SIP vs FD vs PPF: Why Equity Wins Long-Term

Many Indian investors default to FDs or PPF because they feel "safe." Here's what that safety costs over 20 years with a ₹10,000/month investment:

  • FD at 7% interest → ~₹52 lakh (taxed at slab rate, real returns eroded by inflation)
  • PPF at 7.1% → ~₹54 lakh (tax-free but annual deposit limit ₹1.5L)
  • Equity SIP at 12% → ~₹1 crore (taxed at 12.5% LTCG above ₹1.25L/year)

Equity SIP produces nearly double the corpus of FD over 20 years, even after taxes. For any goal that's 10+ years away, equity SIP is almost always the right tool.

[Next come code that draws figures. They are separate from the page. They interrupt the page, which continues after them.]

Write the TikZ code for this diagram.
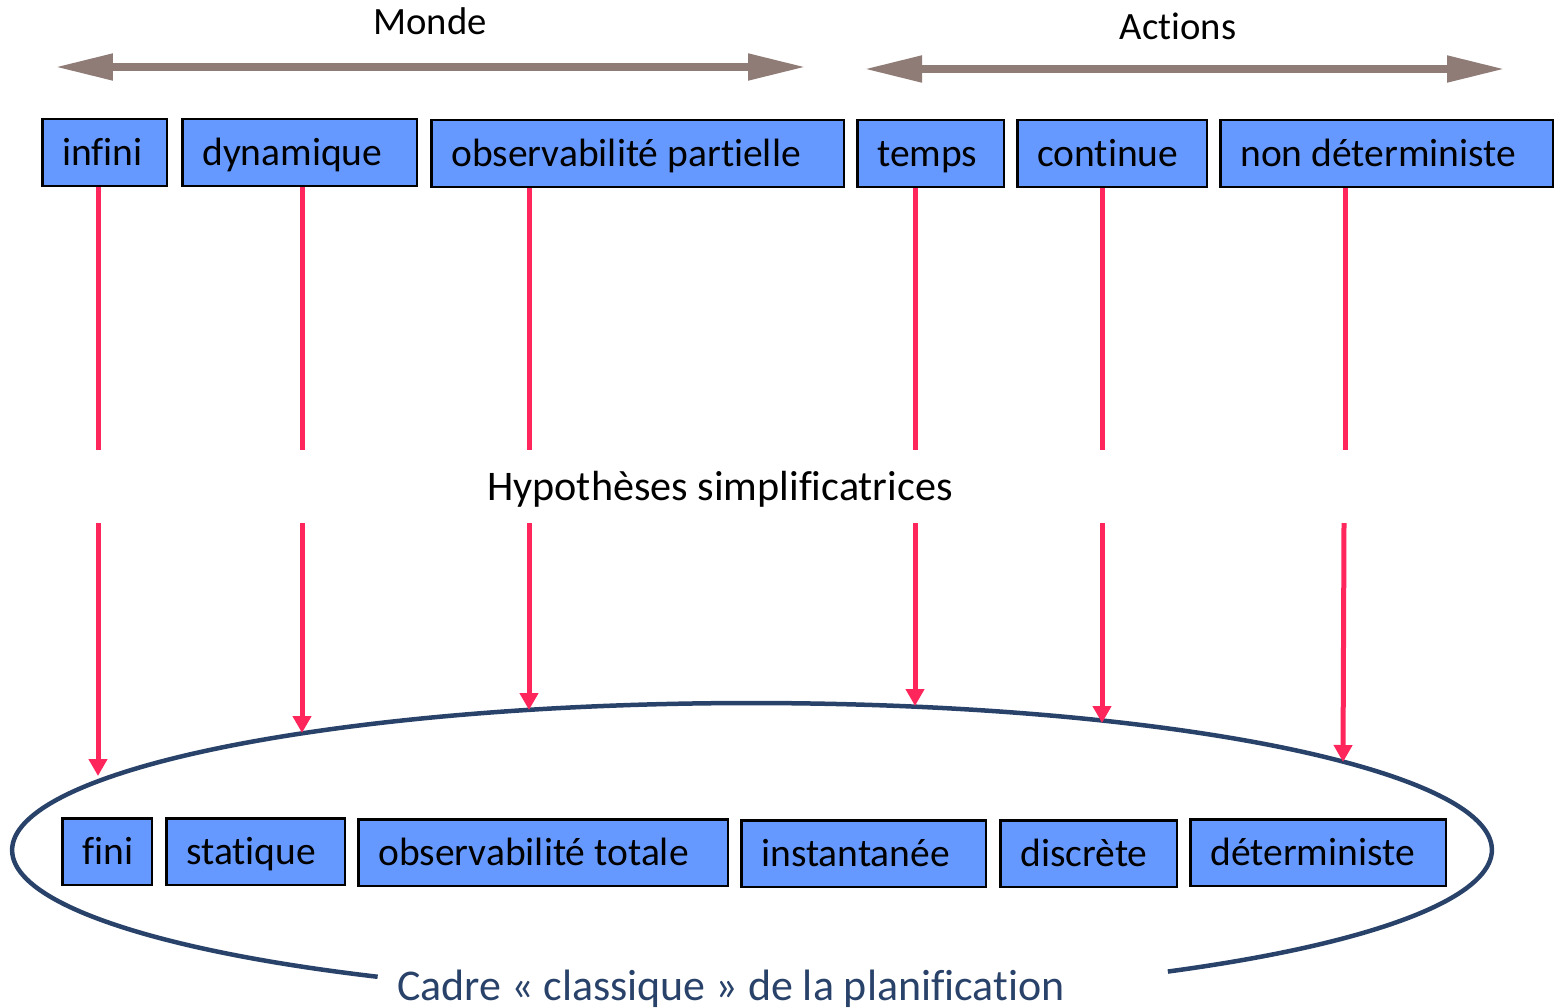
\documentclass[tikz,border=0pt]{standalone}
\usepackage{fontspec}
\setmainfont{Carlito}[Ligatures=NoCommon]
\usetikzlibrary{arrows.meta}
\definecolor{boxblue}{RGB}{102,153,255}
\definecolor{hypred}{RGB}{255,38,92}
\definecolor{axisgrey}{RGB}{144,124,118}
\definecolor{frameblue}{RGB}{41,66,106}
% left-aligned label of a fixed width inside a cell
\newcommand\lw[2]{\makebox[#1][l]{#2}}
\begin{document}
\begin{tikzpicture}[x=0.02cm, y=-0.02cm,
  cell/.style={draw=black, line width=0.05cm, fill=boxblue, anchor=north west,
    minimum height=1.34cm, inner xsep=0.4cm,
    text height=18pt, text depth=4pt, font=\fontsize{22.5}{27}\selectfont},
  lbl/.style={anchor=base, inner sep=0pt, font=\fontsize{22}{26}\selectfont},
  axis/.style={draw=axisgrey, line width=0.16cm,
    {Triangle[length=1.16cm,width=0.5cm]}-{Triangle[length=1.16cm,width=0.5cm]}},
  hyp/.style={draw=hypred, line width=0.1cm},
  hyptip/.style={hyp, -{Triangle[length=0.34cm,width=0.36cm]}},
  frame/.style={draw=frameblue, line width=0.09cm}]
\useasboundingbox (0,0) rectangle (1554,1007);

% axis labels and arrows
\node[lbl] (monde) at (430,35) {Monde};
\node[lbl] (actions) at (1178,40) {Actions};
\coordinate (m1) at (55,67);   \coordinate (m2) at (806,67);
\coordinate (a1) at (864,69);  \coordinate (a2) at (1505,69);
\draw[axis] (m1) -- (m2);
\draw[axis] (a1) -- (a2);

% general setting
\node[cell] (infini)  at (41,118)   {\lw{1.70cm}{infini}};
\node[cell] (dyn)     at (181,118)  {\lw{3.90cm}{dynamique}};
\node[cell] (obsp)    at (430,119)  {\lw{7.46cm}{observabilité partielle}};
\node[cell] (temps)   at (856,119)  {\lw{2.14cm}{temps}};
\node[cell] (cont)    at (1016,119) {\lw{3.00cm}{continue}};
\node[cell] (nondet)  at (1219,119) {\lw{5.86cm}{non déterministe}};

% classical setting
\node[cell] (fini)    at (61,817)   {\lw{1.00cm}{fini}};
\node[cell] (stat)    at (165,817)  {\lw{2.78cm}{statique}};
\node[cell] (obst)    at (357,818)  {\lw{6.60cm}{observabilité totale}};
\node[cell] (inst)    at (740,819)  {\lw{4.10cm}{instantanée}};
\node[cell] (disc)    at (999,819)  {\lw{2.74cm}{discrète}};
\node[cell] (det)     at (1189,818) {\lw{4.32cm}{déterministe}};

% frame around the classical setting
\coordinate (ec) at (752,850);
\draw[frame] ([shift={(-55.8:14.8cm and 2.94cm)}]ec)
  arc[start angle=-55.8, end angle=239.6, x radius=14.8cm, y radius=2.94cm];
\node[lbl, text=frameblue, font=\fontsize{25}{30}\selectfont] (cadre) at (731,1000)
  {Cadre « classique » de la planification};

% simplifying hypotheses
\node[lbl, font=\fontsize{24}{28}\selectfont] (hyp) at (720,500) {Hypothèses simplificatrices};

\coordinate (u1) at (98,450);   \coordinate (l1) at (98,523);   \coordinate (t1) at (98,776);
\coordinate (u2) at (302,450);  \coordinate (l2) at (302,523);  \coordinate (t2) at (302,733);
\coordinate (u3) at (529,450);  \coordinate (l3) at (529,523);  \coordinate (t3) at (529,710);
\coordinate (u4) at (915,450);  \coordinate (l4) at (915,523);  \coordinate (t4) at (915,706);
\coordinate (u5) at (1102,450); \coordinate (l5) at (1102,523); \coordinate (t5) at (1102,723);
\coordinate (u6) at (1345,450); \coordinate (l6) at (1344,523); \coordinate (t6) at (1343,762);

\draw[hyp] (infini.south -| u1) -- (u1);
\draw[hyp] (dyn.south -| u2) -- (u2);
\draw[hyp] (obsp.south -| u3) -- (u3);
\draw[hyp] (temps.south -| u4) -- (u4);
\draw[hyp] (cont.south -| u5) -- (u5);
\draw[hyp] (nondet.south -| u6) -- (u6);

\draw[hyptip] (l1) -- (t1);
\draw[hyptip] (l2) -- (t2);
\draw[hyptip] (l3) -- (t3);
\draw[hyptip] (l4) -- (t4);
\draw[hyptip] (l5) -- (t5);
\draw[hyptip] (l6) -- (t6);
\end{tikzpicture}
\end{document}
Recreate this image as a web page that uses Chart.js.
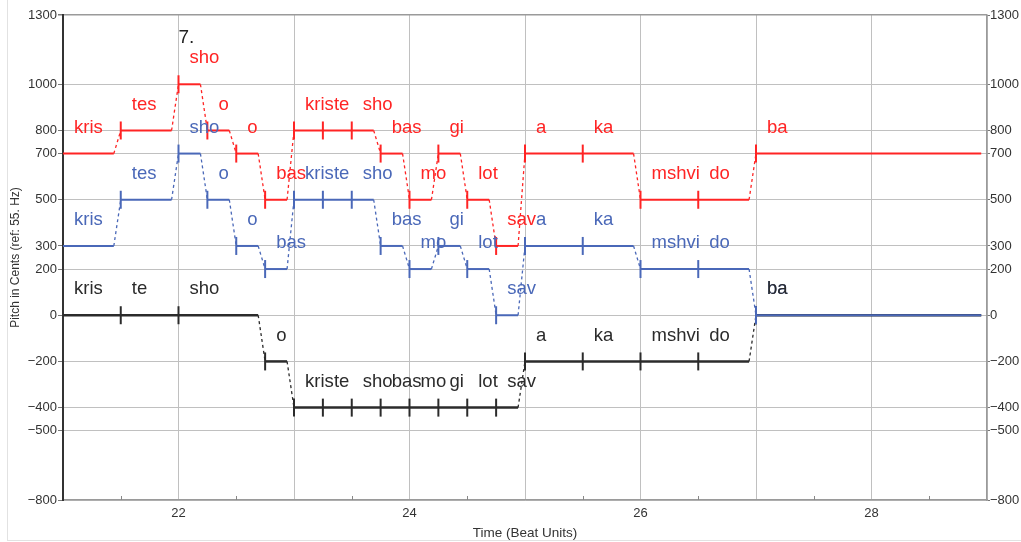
<!DOCTYPE html>
<html>
<head>
<meta charset="utf-8">
<script src="https://cdn.jsdelivr.net/npm/chart.js@4.4.1/dist/chart.umd.min.js"></script>
<style>
  html, body { margin: 0; padding: 0; background: #fff; }
  #wrap { width: 1021px; height: 542px; position: relative; }
  #frame { position: absolute; left: 7px; top: 0; width: 1014px; height: 540px;
           border-left: 1px solid #e2e2e2; border-bottom: 1px solid #e2e2e2; pointer-events: none; }
</style>
</head>
<body>
<div id="wrap">
  <canvas id="pitch"></canvas>
  <div id="frame"></div>
</div>
<script>
// onsets (beats) for the two upper voices
const onsets = [21, 21.5, 22, 22.25, 22.5, 22.75, 23, 23.25, 23.5, 23.75, 24, 24.25, 24.5, 24.75, 25, 25.5, 26, 26.5, 27];
const upperSyllables = ['kris', 'tes', 'sho', 'o', 'o', 'bas', 'kris', 'te', 'sho', 'bas', 'mo', 'gi', 'lot', 'sav', 'a', 'ka', 'mshvi', 'do', 'ba'];
const redPitch = [700, 800, 1000, 800, 700, 500, 800, 800, 800, 700, 500, 700, 500, 300, 700, 700, 500, 500, 700];
const bluePitch = [300, 500, 700, 500, 300, 200, 500, 500, 500, 300, 200, 300, 200, 0, 300, 300, 200, 200, 0];

// bass voice
const lowOnsets = [21, 21.5, 22, 22.75, 23, 23.25, 23.5, 23.75, 24, 24.25, 24.5, 24.75, 25, 25.5, 26, 26.5, 27];
const lowSyllables = ['kris', 'te', 'sho', 'o', 'kris', 'te', 'sho', 'bas', 'mo', 'gi', 'lot', 'sav', 'a', 'ka', 'mshvi', 'do', 'ba'];
const blackPitch = [0, 0, 0, -200, -400, -400, -400, -400, -400, -400, -400, -400, -200, -200, -200, -200, 0];

const glide = 0.06;     // time spent sliding into the next pitch
const lastEnd = 28.95;
const yTicks = [-800, -500, -400, -200, 0, 200, 300, 500, 700, 800, 1000, 1300];
const xLabels = [22, 24, 26, 28];
const phraseMark = { text: '7.', x: 22, y: 1200 };

const RED = '#ff2424';
const BLUE = '#4a68b8';
const BLACK = '#2b2b2b';
const FONT = "'Liberation Sans', Arial, Helvetica, sans-serif";

// step line: hold the pitch, then a short dashed glide to the next onset
function buildLine(times, pitches) {
  const pts = [];
  times.forEach((t, i) => {
    pts.push({ x: t, y: pitches[i], onset: true });
    const next = times[i + 1];
    if (next === undefined) {
      pts.push({ x: lastEnd, y: pitches[i], onset: false });
    } else if (pitches[i + 1] !== pitches[i]) {
      pts.push({ x: next - glide, y: pitches[i], onset: false });
    }
  });
  return pts;
}

function voice(label, times, pitches, syllables, color, width, order) {
  return {
    label: label,
    data: buildLine(times, pitches),
    syllables: syllables,
    borderColor: color,
    borderWidth: width,
    order: order,
    pointStyle: 'line',
    rotation: 90,
    pointRadius: ctx => (ctx.raw && ctx.raw.onset && ctx.raw.x > 21) ? 9 : 0,
    pointHoverRadius: ctx => (ctx.raw && ctx.raw.onset && ctx.raw.x > 21) ? 9 : 0,
    pointBorderColor: color,
    pointBorderWidth: 2,
    tension: 0,
    segment: {
      borderDash: ctx => ctx.p0.parsed.y !== ctx.p1.parsed.y ? [3, 3] : undefined,
      borderWidth: ctx => ctx.p0.parsed.y !== ctx.p1.parsed.y ? 1.3 : undefined
    }
  };
}

const fmt = v => v < 0 ? '\u2212' + Math.abs(v) : String(v);

const syllablePlugin = {
  id: 'syllables',
  afterDatasetsDraw(chart) {
    const ctx = chart.ctx;
    const xs = chart.scales.x;
    const ys = chart.scales.y;
    const area = chart.chartArea;
    ctx.save();

    // minor ticks at half beats along the bottom axis
    ctx.strokeStyle = '#888';
    ctx.lineWidth = 1;
    for (let t = 21.5; t < 29; t += 1) {
      const px = Math.round(xs.getPixelForValue(t)) + 0.5;
      ctx.beginPath();
      ctx.moveTo(px, area.bottom);
      ctx.lineTo(px, area.bottom - 4);
      ctx.stroke();
    }

    ctx.font = '18.5px ' + FONT;
    ctx.textAlign = 'left';
    ctx.textBaseline = 'middle';
    chart.data.datasets.forEach((ds, di) => {
      const meta = chart.getDatasetMeta(di);
      ctx.fillStyle = ds.borderColor;
      let k = 0;
      ds.data.forEach((p, i) => {
        if (!p.onset) return;
        const el = meta.data[i];
        ctx.fillText(ds.syllables[k], el.x + 11, el.y - 26);
        k++;
      });
    });

    ctx.fillStyle = '#222';
    ctx.font = '19px ' + FONT;
    ctx.fillText(phraseMark.text, xs.getPixelForValue(phraseMark.x), ys.getPixelForValue(phraseMark.y));
    ctx.restore();
  }
};

new Chart(document.getElementById('pitch'), {
  type: 'line',
  data: {
    datasets: [
      voice('top', onsets, redPitch, upperSyllables, RED, 2, 0),
      voice('middle', onsets, bluePitch, upperSyllables, BLUE, 2, 1),
      voice('bass', lowOnsets, blackPitch, lowSyllables, BLACK, 2.5, 2)
    ]
  },
  options: {
    responsive: true,
    maintainAspectRatio: false,
    animation: false,
    layout: { padding: { top: 15, left: 0, right: 0, bottom: 0 } },
    plugins: {
      legend: { display: false },
      tooltip: { enabled: false }
    },
    scales: {
      x: {
        type: 'linear',
        min: 21,
        max: 29,
        afterFit: s => { s.height = 42; },
        grid: { color: '#c0c0c0', lineWidth: 1, drawTicks: false },
        border: { color: '#9a9a9a', width: 1.5 },
        ticks: {
          stepSize: 1,
          autoSkip: false,
          maxRotation: 0,
          padding: 6,
          color: '#333',
          font: { size: 13, family: FONT },
          callback: v => xLabels.includes(v) ? String(v) : ''
        },
        title: {
          display: true,
          text: 'Time (Beat Units)',
          color: '#333',
          font: { size: 13.5, family: FONT },
          padding: { top: 0, bottom: 1 }
        }
      },
      y: {
        position: 'left',
        min: -800,
        max: 1300,
        afterBuildTicks: s => { s.ticks = yTicks.map(v => ({ value: v })); },
        afterFit: s => { s.width = 63; },
        grid: {
          color: c => c.tick && c.tick.value === 1300 ? '#9a9a9a' : '#c0c0c0',
          lineWidth: c => c.tick && c.tick.value === 1300 ? 1.5 : 1,
          tickLength: 5,
          tickColor: '#777'
        },
        border: { color: '#333', width: 2 },
        ticks: {
          padding: 1,
          color: '#333',
          font: { size: 13, family: FONT },
          callback: fmt
        },
        title: {
          display: true,
          text: 'Pitch in Cents (ref: 55. Hz)',
          color: '#333',
          font: { size: 12, family: FONT },
          padding: { top: 8, bottom: 0 }
        }
      },
      y2: {
        position: 'right',
        min: -800,
        max: 1300,
        afterBuildTicks: s => { s.ticks = yTicks.map(v => ({ value: v })); },
        afterFit: s => { s.width = 34; },
        grid: { drawOnChartArea: false, tickLength: 3, tickColor: '#777' },
        border: { color: '#9a9a9a', width: 1.5 },
        ticks: {
          padding: 0,
          color: '#333',
          font: { size: 13, family: FONT },
          callback: fmt
        }
      }
    }
  },
  plugins: [syllablePlugin]
});
</script>
</body>
</html>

Frequently Asked Questions

How much can a SIP earn in 20 years?
A ₹10,000/month SIP at 12% returns grows to approximately ₹99.9 lakh in 20 years. You invest ₹24 lakh and earn ₹76 lakh in returns — compounding does 76% of the work for you. At 15%, the same SIP grows to ₹1.51 crore.
Is SIP safe for long-term wealth creation?
Equity SIPs carry short-term risk but historically, no 10-year Nifty 50 SIP has ever given negative returns. The longer your horizon, the lower the real risk. For goals 10+ years away, diversified equity SIPs are among the safest high-return instruments available in India.
What is the best SIP amount to start with?
Start with at least 20% of your monthly income. If you earn ₹50,000, that's ₹10,000/month — which grows to nearly ₹1 crore in 17 years at 12%. You can start with ₹500 and increase it every year. The best SIP amount is the one you start today.
Should I stop my SIP when the market falls?
Never. Market crashes are when SIPs do their best work — buying maximum units at minimum prices. Investors who kept SIPs running through 2008 and 2020 saw exceptional returns during recovery. If anything, a market fall is the time to invest more, not less.
Which mutual fund is best for SIP wealth creation?
For most investors: a Nifty 50 index fund as the core (60–70% of SIP amount) plus one flexi-cap or mid-cap fund for satellite allocation. Keep it to 2 funds maximum. Consistency in the same funds beats switching between top-performers every year.